En deuil de leurs filles, un Israélien et un Palestinien choisissent de s’unir. La vie, la mort, et un même désir de témoigner au milieu du chaos. Le romancier irlandais, Colum McCann, bouleverse avec son dernier roman, Apeirogon.
Nous voici ébahis devant ce livre tourbillonnant, ce roman où la forme et le fond s’unissent de manière exceptionnelle, où la réalité et la fiction se nourrissent et se fragmentent encore et encore. Dès l’abord, le titre, Apeirogon — figure géométrique au nombre infini de côtés —, donne sa dimension cosmogonique à l’histoire. Au cœur, Colum McCann a placé deux pères, Rami et Bassam, un Israélien et un Palestinien, en deuil de leurs filles. L’une, Samdar, 13 ans, est morte à Jérusalem lors d’un attentat suicide. L’autre, Abir, 10 ans, a été tuée alors qu’elle sortait d’une épicerie à deux pas de l’école.

Ces pères, un ancien soldat et un ex-terroriste, auraient pu crier leur haine, mais ils choisissent de s’unir dans la peine comme dans le désir de témoigner au milieu du chaos. “Nous ne parlons pas de la paix, nous la faisons”, répètent-ils lors de conférences en salles de classe. Constamment, l’auteur revient sur les meurtres des fillettes, comme un leitmotiv. On entend le bruit de l’explosion qui transforme la rue en boucherie. On voit la petite Abir en uniforme d’écolière, le bracelet de bonbons autour du poignet, juste avant que la balle ne pénètre dans sa nuque… En fait, Rami et Bassam ne sont pas des personnages imaginaires. Au milieu du livre, Colum McCann leur donne la parole, et la force du témoignage permet d’éviter la tentation mélodramatique d’une pure fiction.

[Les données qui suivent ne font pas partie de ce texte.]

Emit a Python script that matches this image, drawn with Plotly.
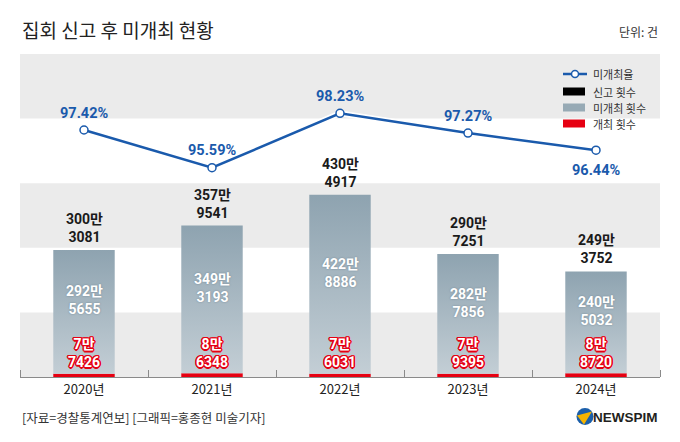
import plotly.graph_objects as go

# 집회 신고 후 미개최 현황 (단위: 건)
years = ['2020년', '2021년', '2022년', '2023년', '2024년']
reported = [3003081, 3579541, 4304917, 2907251, 2493752]   # 신고 횟수
not_held = [2925655, 3493193, 4228886, 2827856, 2405032]   # 미개최 횟수
held = [77426, 86348, 76031, 79395, 88720]                 # 개최 횟수
rate = [97.42, 95.59, 98.23, 97.27, 96.44]                 # 미개최율 (%)

FONT = 'Noto Sans CJK KR'
NUM_FONT = 'Roboto, Noto Sans CJK KR'
BLUE = '#1a5aac'
RED = '#e60012'
half = 0.24


def man(v):
    # 3003081 -> '300만<br>3081'
    return f'{v // 10000}만<br>{v % 10000}'


fig = go.Figure()

# alternating background bands
for k in range(0, 5, 2):
    fig.add_shape(type='rect', xref='paper', yref='paper', x0=0, x1=1,
                  y0=k * 0.2, y1=k * 0.2 + 0.2, fillcolor='#ebebeb',
                  line_width=0, layer='below')

# 미개최 part of each bar, with a vertical gradient
for i in range(len(years)):
    fig.add_trace(go.Scatter(
        x=[i - half, i - half, i + half, i + half, i - half],
        y=[held[i], reported[i], reported[i], held[i], held[i]],
        mode='lines', fill='toself', line=dict(width=0),
        fillgradient=dict(type='vertical',
                          colorscale=[[0, '#c3ced5'], [1, '#8ea3b0']]),
        hoverinfo='skip', showlegend=False))

# 개최 part
fig.add_trace(go.Bar(x=list(range(len(years))), y=held, width=2 * half,
                     marker=dict(color=RED, line_width=0), showlegend=False))

# 미개최율 line (white halo underneath)
fig.add_trace(go.Scatter(x=list(range(len(years))), y=rate, yaxis='y2',
                         mode='lines', line=dict(color='white', width=6),
                         hoverinfo='skip', showlegend=False))
fig.add_trace(go.Scatter(x=list(range(len(years))), y=rate, yaxis='y2',
                         mode='lines+markers',
                         line=dict(color=BLUE, width=2.5),
                         marker=dict(size=8, color='white',
                                     line=dict(color=BLUE, width=1.5)),
                         showlegend=False))

red_outline = ', '.join(f'{RED} {dx}px {dy}px 0'
                        for dx, dy in [(1.5, 0), (-1.5, 0), (0, 1.5), (0, -1.5),
                                       (1, 1), (-1, -1), (1, -1), (-1, 1)])

for i in range(len(years)):
    fig.add_annotation(x=i, y=reported[i], text=f'<b>{man(reported[i])}</b>',
                       yanchor='bottom', yshift=3, showarrow=False,
                       font=dict(size=14, color='#1a1a1a', family=NUM_FONT))
    fig.add_annotation(x=i, y=reported[i] / 2, text=f'<b>{man(not_held[i])}</b>',
                       yshift=13, showarrow=False,
                       font=dict(size=14, color='white', family=NUM_FONT,
                                 shadow='0px 0px 2px #6f8492'))
    fig.add_annotation(x=i, y=0, text=f'<b>{man(held[i])}</b>', yshift=24,
                       showarrow=False,
                       font=dict(size=14, color='white', family=NUM_FONT,
                                 shadow=red_outline))
    fig.add_annotation(x=i, y=rate[i], yref='y2', text=f'<b>{rate[i]:.2f}%</b>',
                       yshift=-20 if i == 4 else 17, showarrow=False,
                       font=dict(size=14.5, color=BLUE, family=NUM_FONT))


# hand-made legend; positions in px of the plot window, turned into paper fractions
def px(x):
    return (x - 20) / 640


def py(y):
    return (377 - y) / 323


fig.add_shape(type='line', xref='paper', yref='paper', x0=px(563), x1=px(587),
              y0=py(74), y1=py(74), line=dict(color=BLUE, width=2.5))
fig.add_shape(type='circle', xref='paper', yref='paper', xsizemode='pixel',
              ysizemode='pixel', xanchor=px(575), yanchor=py(74),
              x0=-3.5, x1=3.5, y0=-3.5, y1=3.5, fillcolor='white',
              line=dict(color=BLUE, width=1.5))
legend_rows = [('미개최율', None, 74), ('신고 횟수', '#000000', 91.5),
               ('미개최 횟수', '#97aab5', 107.5), ('개최 횟수', RED, 123.5)]
for name, color, yy in legend_rows:
    if color:
        fig.add_shape(type='rect', xref='paper', yref='paper',
                      x0=px(563), x1=px(585), y0=py(yy + 4), y1=py(yy - 4),
                      fillcolor=color, line_width=0)
    fig.add_annotation(xref='paper', yref='paper', x=px(591), y=py(yy),
                       xanchor='left', yanchor='middle', text=name,
                       showarrow=False, font=dict(size=11, color='#333'))

# title, unit, source
fig.add_annotation(xref='paper', yref='paper', x=0, y=py(29), xanchor='left',
                   yanchor='middle', text='집회 신고 후 미개최 현황',
                   showarrow=False, font=dict(size=19, color='#222'))
fig.add_annotation(xref='paper', yref='paper', x=1, y=py(31), xanchor='right',
                   yanchor='middle', text='단위: 건', showarrow=False,
                   font=dict(size=12, color='#333'))
fig.add_annotation(xref='paper', yref='paper', x=0, y=py(418), xanchor='left',
                   yanchor='middle', text='[자료=경찰통계연보] [그래픽=홍종현 미술기자]',
                   showarrow=False, font=dict(size=12.5, color='#333'))

# NEWSPIM logo
fig.add_shape(type='circle', xref='paper', yref='paper', xsizemode='pixel',
              ysizemode='pixel', xanchor=px(585), yanchor=py(416.5),
              x0=-8.5, x1=8.5, y0=-8.5, y1=8.5, fillcolor='#1b5faa', line_width=0)
fig.add_shape(type='path', xref='paper', yref='paper', xsizemode='pixel',
              ysizemode='pixel', xanchor=px(585), yanchor=py(416.5),
              path='M -8,1 L 7,5 L -1,-8 Z', fillcolor='#f5b400', line_width=0)
fig.add_annotation(xref='paper', yref='paper', x=1, y=py(417), xanchor='right',
                   yanchor='middle', text='<b>NEWSPIM</b>', showarrow=False,
                   font=dict(size=13.5, color='#231f20', family='Liberation Sans'))

# the page body has an 8px margin, so the figure is drawn 8px smaller
fig.update_layout(
    width=672, height=434,
    margin=dict(l=12, r=20, t=46, b=65),
    paper_bgcolor='white', plot_bgcolor='rgba(0,0,0,0)',
    font=dict(family=FONT),
    showlegend=False,
    xaxis=dict(range=[-0.5, 4.5], tickvals=list(range(len(years))),
               ticktext=years, ticks='', showgrid=False, zeroline=False,
               showline=True, linecolor='#8a8a8a', linewidth=1,
               tickfont=dict(size=13, color='#222'), ticklabelstandoff=0,
               minor=dict(tickvals=[k - 0.5 for k in range(len(years) + 1)],
                          ticks='inside', ticklen=7, tickcolor='#8a8a8a',
                          showgrid=False)),
    yaxis=dict(range=[0, 7.634e6], visible=False),
    yaxis2=dict(range=[85.43, 101.11], overlaying='y', visible=False),
)

fig.write_html('out.html')
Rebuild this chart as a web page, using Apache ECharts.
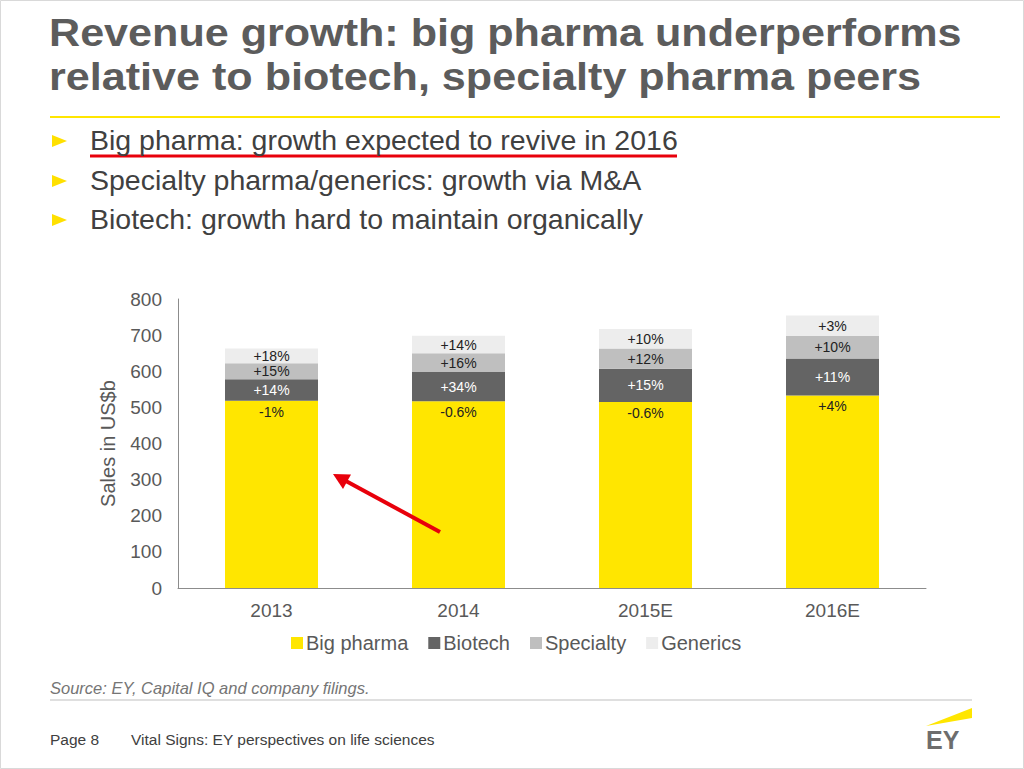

Jorge Luis Borges n’est jamais très loin, dans ce texte virtuose qui s’accorde toutes les permissions et flirte avec une littérature expérimentale, où un récit en entraîne un autre. Aucune difficulté toutefois pour suivre les pensées flottantes du narrateur. Du cou fragile d’Abir au vol d’un oiseau migrateur, l’expérience de lecture est bouleversante. La musique de la phrase, l’émotion enfantine, le goût d’un Coca-Cola au fond d’une prison, la peur du noir, la mort au détour d’une rue… les motifs tournent comme un manège de fête foraine. Il faut se laisser porter par les témoignages, dessins, photos et récits pour toucher au plus près le génie littéraire de ce romancier irlandais. Il nous avait déjà épatés avec, notamment, Les Saisons de la nuit (1998) puis Et que le vaste monde poursuive sa course folle (2009). Avec Apeirogon, il signe son œuvre la plus ambitieuse.